_Material_

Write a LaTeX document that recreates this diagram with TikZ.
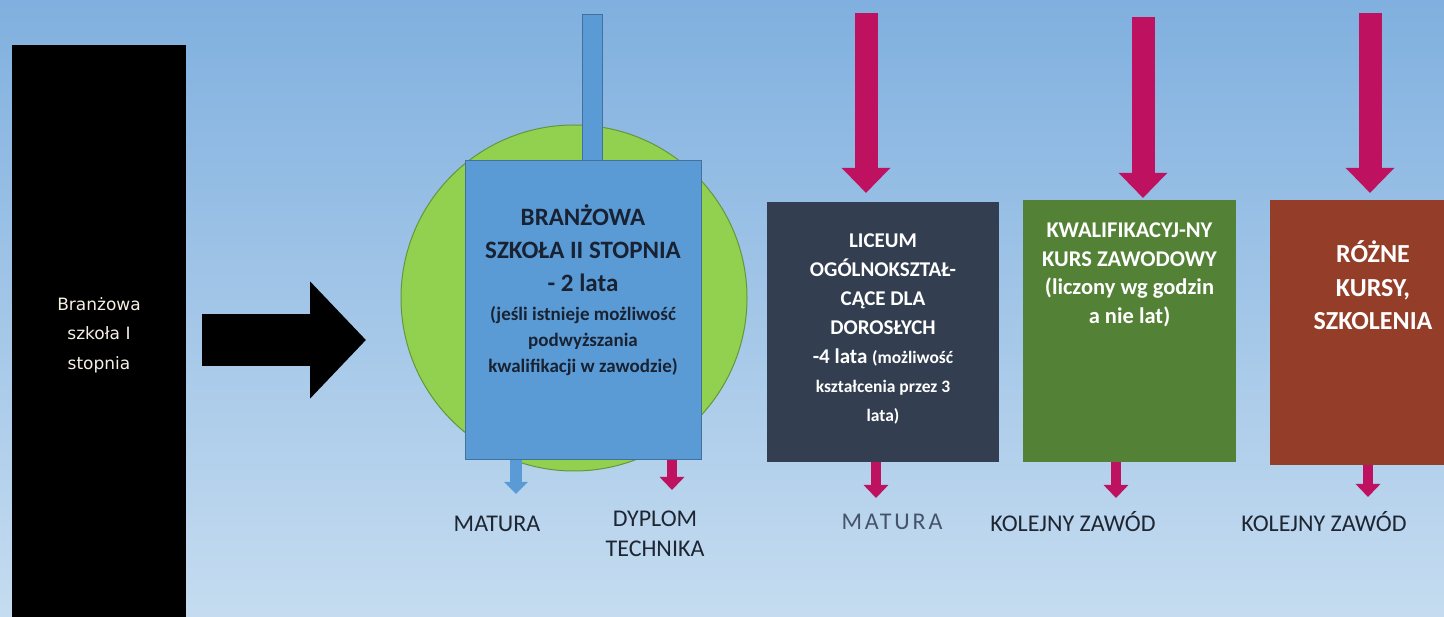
\documentclass[tikz,border=0pt]{standalone}
\usepackage{fontspec}
\setmainfont{Carlito}
\newfontfamily\tahomafont{DejaVu Sans}
\usepackage{tikz}
\usetikzlibrary{arrows.meta, positioning, shapes}

\definecolor{bgtop}{RGB}{128,176,223}
\definecolor{bgbot}{RGB}{197,220,240}
\definecolor{arrowred}{RGB}{190,17,96}
\definecolor{boxblue}{RGB}{91,155,213}
\definecolor{boxblueedge}{RGB}{65,113,156}
\definecolor{circlegreen}{RGB}{146,208,80}
\definecolor{circleedge}{RGB}{100,150,60}
\definecolor{boxdark}{RGB}{51,63,80}
\definecolor{boxgreen}{RGB}{83,129,53}
\definecolor{boxbrown}{RGB}{148,62,42}
\definecolor{navytext}{RGB}{24,34,50}
\definecolor{labeltext}{RGB}{30,38,50}
\definecolor{maturagray}{RGB}{68,84,106}

\begin{document}
\begin{tikzpicture}[x=1pt, y=-1pt, every node/.style={inner sep=0pt, outer sep=0pt}]

\tikzstyle{school_box}=[rectangle, minimum height=262pt]
\tikzstyle{box_text}=[align=center, text=white, anchor=north]
\tikzstyle{down_arrow}=[draw=arrowred, line width=23pt, -{Triangle[width=47pt,length=25pt]}]
\tikzstyle{small_arrow}=[draw=arrowred, line width=10pt, -{Triangle[width=24pt,length=13pt]}]
\tikzstyle{exit_label}=[align=center, text=labeltext, font=\fontsize{24}{30}\selectfont]

\useasboundingbox (0,0) rectangle (1444,617);
\shade[top color=bgtop, bottom color=bgbot] (0,0) rectangle (1444,617);

% szkola I stopnia
\node[school_box, fill=black, minimum width=174pt, minimum height=580pt, align=center,
      text={rgb,255:red,245;green,240;blue,228}, font=\tahomafont\fontsize{17}{29.5}\selectfont]
      (szkola1) at (99,335) {Branżowa\\szkoła I\\stopnia};

\coordinate (arr_start) at (202,340);
\coordinate (arr_end) at (366,340);
\draw[line width=52pt, -{Triangle[width=114pt,length=56pt]}] (arr_start) -- (arr_end);

% szkola II stopnia
\node[circle, fill=circlegreen, draw=circleedge, line width=1pt, minimum size=346pt] (kolo) at (574,298) {};
\node[rectangle, fill=boxblue, draw=boxblueedge, line width=0.8pt, minimum width=20pt, minimum height=147pt] (stick) at (592,87.5) {};
\node[school_box, fill=boxblue, draw=boxblueedge, line width=1pt, minimum width=236pt, minimum height=299pt] (szkola2) at (583,310.5) {};
\node[box_text, text=navytext, font=\bfseries\fontsize{19}{26}\selectfont, below=44pt of szkola2.north]
      {{\fontsize{25}{33}\selectfont BRANŻOWA}\\[7pt]
       {\fontsize{25}{33}\selectfont SZKOŁA II STOPNIA}\\[7pt]
       {\fontsize{25}{33}\selectfont - 2 lata}\\[3pt]
       (jeśli istnieje możliwość\\podwyższania\\kwalifikacji w zawodzie)};

\coordinate (tip_matura1) at (516,494);
\coordinate (tip_dyplom) at (672,490);
\draw[small_arrow, draw=boxblue, line width=12pt, -{Triangle[width=23pt,length=12pt]}] (szkola2.south -| tip_matura1) -- (tip_matura1);
\draw[small_arrow] (szkola2.south -| tip_dyplom) -- (tip_dyplom);
\node[exit_label] (matura1) at (497,524) {MATURA};
\node[exit_label, anchor=north] (dyplom) at (655,511) {DYPLOM\\TECHNIKA};

% liceum
\node[school_box, fill=boxdark, minimum width=232pt, minimum height=260pt] (liceum) at (883,332) {};
\node[box_text, font=\bfseries\fontsize{21}{29}\selectfont, below=32pt of liceum.north]
      {LICEUM\\OGÓLNOKSZTAŁ-\\CĄCE DLA\\DOROSŁYCH\\
       -4 lata {\fontsize{17.5}{24}\selectfont (możliwość}\\
       {\fontsize{17.5}{24}\selectfont kształcenia przez 3}\\
       {\fontsize{17.5}{24}\selectfont lata)}};
\coordinate (top1) at (866,13);
\coordinate (tip1) at (866,193);
\draw[down_arrow] (top1) -- (tip1);
\coordinate (tip_matura2) at (876,498);
\draw[small_arrow] (liceum.south -| tip_matura2) -- (tip_matura2);
\node[exit_label, text=maturagray, font=\addfontfeatures{LetterSpace=12}\fontsize{24}{30}\selectfont] (matura2) at (892,522) {MATURA};

% kurs zawodowy
\node[school_box, fill=boxgreen, minimum width=213pt] (kurs) at (1129.5,331) {};
\node[box_text, font=\bfseries\fontsize{22.5}{28.5}\selectfont, below=23pt of kurs.north]
      {KWALIFIKACYJ-NY\\KURS ZAWODOWY\\(liczony wg godzin\\a nie lat)};
\coordinate (top2) at (1143,17);
\coordinate (tip2) at (1143,198);
\draw[down_arrow] (top2) -- (tip2);
\coordinate (tip_zawod1) at (1116,498);
\draw[small_arrow] (kurs.south -| tip_zawod1) -- (tip_zawod1);
\node[exit_label] (zawod1) at (1073,522) {KOLEJNY ZAWÓD};

% kursy, szkolenia
\node[school_box, fill=boxbrown, minimum width=180pt, minimum height=265pt] (kursy) at (1360,332.5) {};
\node[box_text, font=\bfseries\fontsize{26}{33.5}\selectfont, below=41pt of kursy.north, xshift=13pt]
      {RÓŻNE\\KURSY,\\SZKOLENIA};
\coordinate (top3) at (1370,13);
\coordinate (tip3) at (1370,193);
\draw[down_arrow] (top3) -- (tip3);
\coordinate (tip_zawod2) at (1368,497);
\draw[small_arrow] (kursy.south -| tip_zawod2) -- (tip_zawod2);
\node[exit_label] (zawod2) at (1324,522) {KOLEJNY ZAWÓD};

\end{tikzpicture}
\end{document}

_Directions for this task_
Repeat all the data as it stands, dropping any images it holds.

_Exercise answer_
Write a LaTeX document that recreates this diagram with TikZ.
\documentclass[tikz,border=0pt]{standalone}
\usepackage{fontspec}
\setmainfont{Carlito}
\newfontfamily\tahomafont{DejaVu Sans}
\usepackage{tikz}
\usetikzlibrary{arrows.meta, positioning, shapes}

\definecolor{bgtop}{RGB}{128,176,223}
\definecolor{bgbot}{RGB}{197,220,240}
\definecolor{arrowred}{RGB}{190,17,96}
\definecolor{boxblue}{RGB}{91,155,213}
\definecolor{boxblueedge}{RGB}{65,113,156}
\definecolor{circlegreen}{RGB}{146,208,80}
\definecolor{circleedge}{RGB}{100,150,60}
\definecolor{boxdark}{RGB}{51,63,80}
\definecolor{boxgreen}{RGB}{83,129,53}
\definecolor{boxbrown}{RGB}{148,62,42}
\definecolor{navytext}{RGB}{24,34,50}
\definecolor{labeltext}{RGB}{30,38,50}
\definecolor{maturagray}{RGB}{68,84,106}

\begin{document}
\begin{tikzpicture}[x=1pt, y=-1pt, every node/.style={inner sep=0pt, outer sep=0pt}]

\tikzstyle{school_box}=[rectangle, minimum height=262pt]
\tikzstyle{box_text}=[align=center, text=white, anchor=north]
\tikzstyle{down_arrow}=[draw=arrowred, line width=23pt, -{Triangle[width=47pt,length=25pt]}]
\tikzstyle{small_arrow}=[draw=arrowred, line width=10pt, -{Triangle[width=24pt,length=13pt]}]
\tikzstyle{exit_label}=[align=center, text=labeltext, font=\fontsize{24}{30}\selectfont]

\useasboundingbox (0,0) rectangle (1444,617);
\shade[top color=bgtop, bottom color=bgbot] (0,0) rectangle (1444,617);

% szkola I stopnia
\node[school_box, fill=black, minimum width=174pt, minimum height=580pt, align=center,
      text={rgb,255:red,245;green,240;blue,228}, font=\tahomafont\fontsize{17}{29.5}\selectfont]
      (szkola1) at (99,335) {Branżowa\\szkoła I\\stopnia};

\coordinate (arr_start) at (202,340);
\coordinate (arr_end) at (366,340);
\draw[line width=52pt, -{Triangle[width=114pt,length=56pt]}] (arr_start) -- (arr_end);

% szkola II stopnia
\node[circle, fill=circlegreen, draw=circleedge, line width=1pt, minimum size=346pt] (kolo) at (574,298) {};
\node[rectangle, fill=boxblue, draw=boxblueedge, line width=0.8pt, minimum width=20pt, minimum height=147pt] (stick) at (592,87.5) {};
\node[school_box, fill=boxblue, draw=boxblueedge, line width=1pt, minimum width=236pt, minimum height=299pt] (szkola2) at (583,310.5) {};
\node[box_text, text=navytext, font=\bfseries\fontsize{19}{26}\selectfont, below=44pt of szkola2.north]
      {{\fontsize{25}{33}\selectfont BRANŻOWA}\\[7pt]
       {\fontsize{25}{33}\selectfont SZKOŁA II STOPNIA}\\[7pt]
       {\fontsize{25}{33}\selectfont - 2 lata}\\[3pt]
       (jeśli istnieje możliwość\\podwyższania\\kwalifikacji w zawodzie)};

\coordinate (tip_matura1) at (516,494);
\coordinate (tip_dyplom) at (672,490);
\draw[small_arrow, draw=boxblue, line width=12pt, -{Triangle[width=23pt,length=12pt]}] (szkola2.south -| tip_matura1) -- (tip_matura1);
\draw[small_arrow] (szkola2.south -| tip_dyplom) -- (tip_dyplom);
\node[exit_label] (matura1) at (497,524) {MATURA};
\node[exit_label, anchor=north] (dyplom) at (655,511) {DYPLOM\\TECHNIKA};

% liceum
\node[school_box, fill=boxdark, minimum width=232pt, minimum height=260pt] (liceum) at (883,332) {};
\node[box_text, font=\bfseries\fontsize{21}{29}\selectfont, below=32pt of liceum.north]
      {LICEUM\\OGÓLNOKSZTAŁ-\\CĄCE DLA\\DOROSŁYCH\\
       -4 lata {\fontsize{17.5}{24}\selectfont (możliwość}\\
       {\fontsize{17.5}{24}\selectfont kształcenia przez 3}\\
       {\fontsize{17.5}{24}\selectfont lata)}};
\coordinate (top1) at (866,13);
\coordinate (tip1) at (866,193);
\draw[down_arrow] (top1) -- (tip1);
\coordinate (tip_matura2) at (876,498);
\draw[small_arrow] (liceum.south -| tip_matura2) -- (tip_matura2);
\node[exit_label, text=maturagray, font=\addfontfeatures{LetterSpace=12}\fontsize{24}{30}\selectfont] (matura2) at (892,522) {MATURA};

% kurs zawodowy
\node[school_box, fill=boxgreen, minimum width=213pt] (kurs) at (1129.5,331) {};
\node[box_text, font=\bfseries\fontsize{22.5}{28.5}\selectfont, below=23pt of kurs.north]
      {KWALIFIKACYJ-NY\\KURS ZAWODOWY\\(liczony wg godzin\\a nie lat)};
\coordinate (top2) at (1143,17);
\coordinate (tip2) at (1143,198);
\draw[down_arrow] (top2) -- (tip2);
\coordinate (tip_zawod1) at (1116,498);
\draw[small_arrow] (kurs.south -| tip_zawod1) -- (tip_zawod1);
\node[exit_label] (zawod1) at (1073,522) {KOLEJNY ZAWÓD};

% kursy, szkolenia
\node[school_box, fill=boxbrown, minimum width=180pt, minimum height=265pt] (kursy) at (1360,332.5) {};
\node[box_text, font=\bfseries\fontsize{26}{33.5}\selectfont, below=41pt of kursy.north, xshift=13pt]
      {RÓŻNE\\KURSY,\\SZKOLENIA};
\coordinate (top3) at (1370,13);
\coordinate (tip3) at (1370,193);
\draw[down_arrow] (top3) -- (tip3);
\coordinate (tip_zawod2) at (1368,497);
\draw[small_arrow] (kursy.south -| tip_zawod2) -- (tip_zawod2);
\node[exit_label] (zawod2) at (1324,522) {KOLEJNY ZAWÓD};

\end{tikzpicture}
\end{document}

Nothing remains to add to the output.